Looking toward 2028, the concept of a "Digital Product Passport" will become the standard. Imagine a QR code on a motherboard that, when scanned, reveals the entire carbon footprint of every component used in its production.

We expect the emergence of a unified 'Taiwan Carbon Data Exchange' that integrates directly with international standards like the ISSB. This will evolve from an annual reporting exercise to a real-time, blockchain-verified data stream.

Conclusion: The Strategic Imperative

To the tech exporters reading this: stop viewing ESG as a "cost of doing business." It is your new product feature. In a world of increasing climate regulation, the ability to prove your carbon efficiency is as valuable as the processing power of your chips. Invest in your digital carbon backbone now, or prepare to be sidelined by those who already have.

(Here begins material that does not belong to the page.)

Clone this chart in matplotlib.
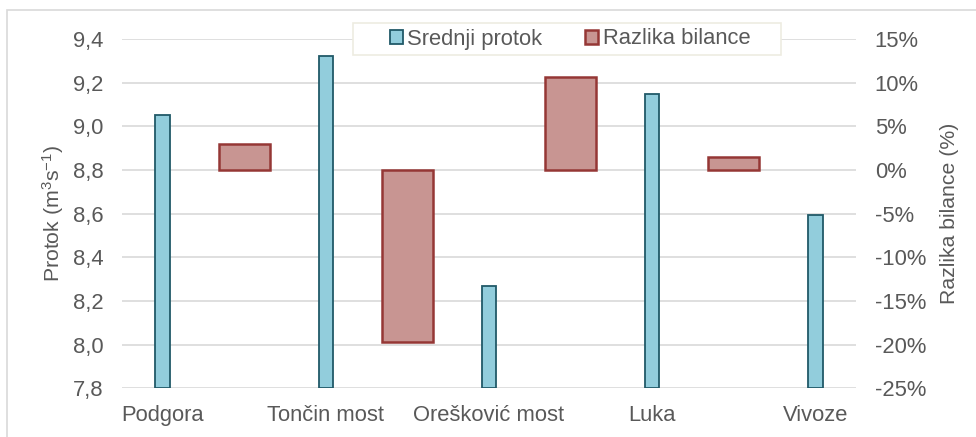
import matplotlib
matplotlib.use('Agg')
import matplotlib.pyplot as plt
from matplotlib.ticker import FuncFormatter, MultipleLocator
from matplotlib.patches import Rectangle

plt.rcParams['font.family'] = ['Liberation Sans', 'DejaVu Sans']
plt.rcParams['mathtext.fontset'] = 'custom'
plt.rcParams['mathtext.rm'] = 'Liberation Sans'
plt.rcParams['mathtext.it'] = 'Liberation Sans:italic'

stations = ['Podgora', 'Tončin most', 'Orešković most', 'Luka', 'Vivoze']
mean_flow = [9.053, 9.323, 8.268, 9.149, 8.594]          # m3/s
balance_diff = [2.97, -19.66, 10.68, 1.51]                # % between neighbouring stations

text_col = '#595959'
grid_col = '#d9d9d9'
fs = 15.8
W, H = 976, 437

fig = plt.figure(figsize=(W / 100, H / 100), dpi=100)
ax = fig.add_axes([0.125, 0.1114, 0.752, 0.799])
ax2 = ax.twinx()

# stations sit on even slots, balance bars in between on odd slots
flow_x = [2 * i for i in range(len(stations))]
diff_x = [2 * i + 1 for i in range(len(balance_diff))]

ax.set_ylim(7.8, 9.4)
ax.set_xlim(-0.5, 8.5)
ax2.set_ylim(-25, 15)

ax.yaxis.set_major_locator(MultipleLocator(0.2))
ax2.yaxis.set_major_locator(MultipleLocator(5))
ax.grid(axis='y', color=grid_col, lw=1.2, zorder=0)
ax.set_axisbelow(True)

bottom = 7.8
ax.bar(flow_x, [v - bottom for v in mean_flow], bottom=bottom, width=0.18,
       color='#92cddc', edgecolor='#215968', lw=1.3, zorder=3,
       label='Srednji protok')
ax2.bar(diff_x, balance_diff, width=0.625, color='#c89592',
        edgecolor='#953735', lw=1.8, zorder=3, label='Razlika bilance')

ax.set_xticks(flow_x)
ax.set_xticklabels(stations)
ax.yaxis.set_major_formatter(FuncFormatter(lambda v, p: f'{v:.1f}'.replace('.', ',')))
ax2.yaxis.set_major_formatter(FuncFormatter(lambda v, p: f'{v:.0f}%'))

for a in (ax, ax2):
    for s in a.spines.values():
        s.set_visible(False)
    a.tick_params(length=0, labelsize=fs, colors=text_col)
ax.tick_params(axis='y', pad=13.5)
ax.tick_params(axis='x', pad=12)
ax2.tick_params(axis='y', pad=13.5)

ax.set_ylabel('Protok (m$^\\mathregular{3}$s$^\\mathregular{-1}$)', fontsize=fs - 0.5,
              color=text_col, labelpad=5)
ax2.set_ylabel('Razlika bilance (%)', fontsize=fs - 0.5, color=text_col, labelpad=10)

# legend box drawn separately, wider than its content
fig.patches.append(Rectangle((353 / W, 1 - 55 / H), (781 - 353) / W, 32 / H,
                             transform=fig.transFigure, facecolor='white',
                             edgecolor='#eeece1', lw=1.2, zorder=5))
h1, l1 = ax.get_legend_handles_labels()
h2, l2 = ax2.get_legend_handles_labels()
leg = fig.legend(h1 + h2, l1 + l2, loc='center', bbox_to_anchor=(570 / W, 1 - 39 / H),
                 ncol=2, fontsize=fs, frameon=False,
                 handlelength=0.6, handleheight=0.6, handletextpad=0.2,
                 columnspacing=1.95, borderpad=0.3, borderaxespad=0)
leg.set_zorder(6)
for t in leg.get_texts():
    t.set_color(text_col)

# outer chart border
fig.patches.append(Rectangle((7 / W, -0.05), 1.1, 1 - 10 / H + 0.05,
                             transform=fig.transFigure, fill=False,
                             edgecolor='#d9d9d9', lw=1.2))

fig.savefig('out.png', dpi=100)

Key Takeaways for Management:

  • Prioritize Scope 3: Your clients' emissions are now your emissions.
  • Invest in Digitalization: Manual accounting is dead; automate your data collection.
  • Seek Partnerships: Join industry consortiums to share the burden of compliance costs.

Disclaimer: This guide is for informational purposes and reflects the evolving landscape of Taiwan's ESG regulations as of 2025. Consult with certified sustainability auditors for specific compliance requirements.